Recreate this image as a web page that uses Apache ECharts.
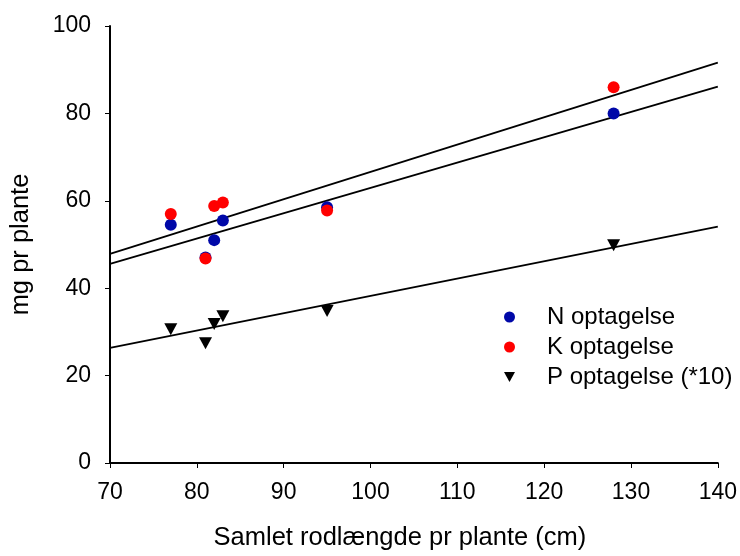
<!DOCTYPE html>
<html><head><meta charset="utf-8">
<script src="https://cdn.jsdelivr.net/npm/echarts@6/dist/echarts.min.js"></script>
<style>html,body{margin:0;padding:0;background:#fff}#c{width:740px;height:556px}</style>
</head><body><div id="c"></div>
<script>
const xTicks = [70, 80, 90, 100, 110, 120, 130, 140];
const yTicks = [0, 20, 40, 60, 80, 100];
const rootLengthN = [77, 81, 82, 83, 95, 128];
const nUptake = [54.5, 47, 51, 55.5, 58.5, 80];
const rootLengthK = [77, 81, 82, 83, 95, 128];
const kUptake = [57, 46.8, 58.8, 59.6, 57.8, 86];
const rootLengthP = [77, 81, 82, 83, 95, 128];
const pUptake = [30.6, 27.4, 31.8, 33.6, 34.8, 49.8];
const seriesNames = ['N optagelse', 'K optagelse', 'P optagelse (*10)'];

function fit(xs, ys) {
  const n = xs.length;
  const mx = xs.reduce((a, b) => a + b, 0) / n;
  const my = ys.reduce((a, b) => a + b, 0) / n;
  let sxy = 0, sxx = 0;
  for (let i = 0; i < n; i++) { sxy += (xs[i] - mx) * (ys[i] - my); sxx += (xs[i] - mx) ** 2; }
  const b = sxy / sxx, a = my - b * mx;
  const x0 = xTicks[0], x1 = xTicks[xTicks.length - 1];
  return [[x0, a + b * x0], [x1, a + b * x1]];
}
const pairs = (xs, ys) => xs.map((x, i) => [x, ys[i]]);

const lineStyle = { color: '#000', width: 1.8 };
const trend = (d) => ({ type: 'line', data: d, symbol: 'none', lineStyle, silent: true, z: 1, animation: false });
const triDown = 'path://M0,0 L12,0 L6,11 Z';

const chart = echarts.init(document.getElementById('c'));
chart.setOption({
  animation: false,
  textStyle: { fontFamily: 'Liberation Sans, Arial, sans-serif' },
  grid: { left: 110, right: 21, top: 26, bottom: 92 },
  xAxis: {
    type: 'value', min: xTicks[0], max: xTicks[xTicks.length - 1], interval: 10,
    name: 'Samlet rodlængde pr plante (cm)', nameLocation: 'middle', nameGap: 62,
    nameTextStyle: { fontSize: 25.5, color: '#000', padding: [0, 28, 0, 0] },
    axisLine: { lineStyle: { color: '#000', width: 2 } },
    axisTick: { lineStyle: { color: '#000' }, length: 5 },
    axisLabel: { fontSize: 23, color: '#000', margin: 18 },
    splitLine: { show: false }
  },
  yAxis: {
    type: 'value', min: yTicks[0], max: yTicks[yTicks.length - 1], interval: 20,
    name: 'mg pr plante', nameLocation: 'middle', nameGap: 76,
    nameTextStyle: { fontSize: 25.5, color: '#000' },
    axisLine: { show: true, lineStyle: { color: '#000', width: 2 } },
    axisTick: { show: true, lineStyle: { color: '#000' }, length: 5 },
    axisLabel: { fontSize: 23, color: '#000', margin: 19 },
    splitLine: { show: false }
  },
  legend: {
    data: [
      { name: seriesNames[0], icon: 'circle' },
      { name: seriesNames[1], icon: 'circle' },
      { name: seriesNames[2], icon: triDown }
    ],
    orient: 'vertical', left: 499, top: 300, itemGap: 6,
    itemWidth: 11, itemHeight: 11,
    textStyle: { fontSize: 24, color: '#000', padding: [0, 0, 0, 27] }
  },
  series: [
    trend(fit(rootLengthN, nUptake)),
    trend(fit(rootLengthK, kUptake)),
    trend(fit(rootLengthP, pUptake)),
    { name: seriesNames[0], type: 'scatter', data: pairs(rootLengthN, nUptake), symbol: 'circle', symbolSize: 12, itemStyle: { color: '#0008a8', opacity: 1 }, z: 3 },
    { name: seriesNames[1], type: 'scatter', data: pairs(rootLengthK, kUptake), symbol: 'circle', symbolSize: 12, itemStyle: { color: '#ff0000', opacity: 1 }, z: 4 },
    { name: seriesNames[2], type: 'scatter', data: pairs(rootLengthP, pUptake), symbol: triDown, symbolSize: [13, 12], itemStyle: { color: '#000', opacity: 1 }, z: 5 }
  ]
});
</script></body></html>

####

■ **Given instruction**
From the first line of the material down to the line containing "const triDown = 'path://M0,0 L12,0 L6,11 Z';", inclusive, return each line exactly, skipping any picture.

■ **Correct response**
Recreate this image as a web page that uses Apache ECharts.
<!DOCTYPE html>
<html><head><meta charset="utf-8">
<script src="https://cdn.jsdelivr.net/npm/echarts@6/dist/echarts.min.js"></script>
<style>html,body{margin:0;padding:0;background:#fff}#c{width:740px;height:556px}</style>
</head><body><div id="c"></div>
<script>
const xTicks = [70, 80, 90, 100, 110, 120, 130, 140];
const yTicks = [0, 20, 40, 60, 80, 100];
const rootLengthN = [77, 81, 82, 83, 95, 128];
const nUptake = [54.5, 47, 51, 55.5, 58.5, 80];
const rootLengthK = [77, 81, 82, 83, 95, 128];
const kUptake = [57, 46.8, 58.8, 59.6, 57.8, 86];
const rootLengthP = [77, 81, 82, 83, 95, 128];
const pUptake = [30.6, 27.4, 31.8, 33.6, 34.8, 49.8];
const seriesNames = ['N optagelse', 'K optagelse', 'P optagelse (*10)'];

function fit(xs, ys) {
  const n = xs.length;
  const mx = xs.reduce((a, b) => a + b, 0) / n;
  const my = ys.reduce((a, b) => a + b, 0) / n;
  let sxy = 0, sxx = 0;
  for (let i = 0; i < n; i++) { sxy += (xs[i] - mx) * (ys[i] - my); sxx += (xs[i] - mx) ** 2; }
  const b = sxy / sxx, a = my - b * mx;
  const x0 = xTicks[0], x1 = xTicks[xTicks.length - 1];
  return [[x0, a + b * x0], [x1, a + b * x1]];
}
const pairs = (xs, ys) => xs.map((x, i) => [x, ys[i]]);

const lineStyle = { color: '#000', width: 1.8 };
const trend = (d) => ({ type: 'line', data: d, symbol: 'none', lineStyle, silent: true, z: 1, animation: false });
const triDown = 'path://M0,0 L12,0 L6,11 Z';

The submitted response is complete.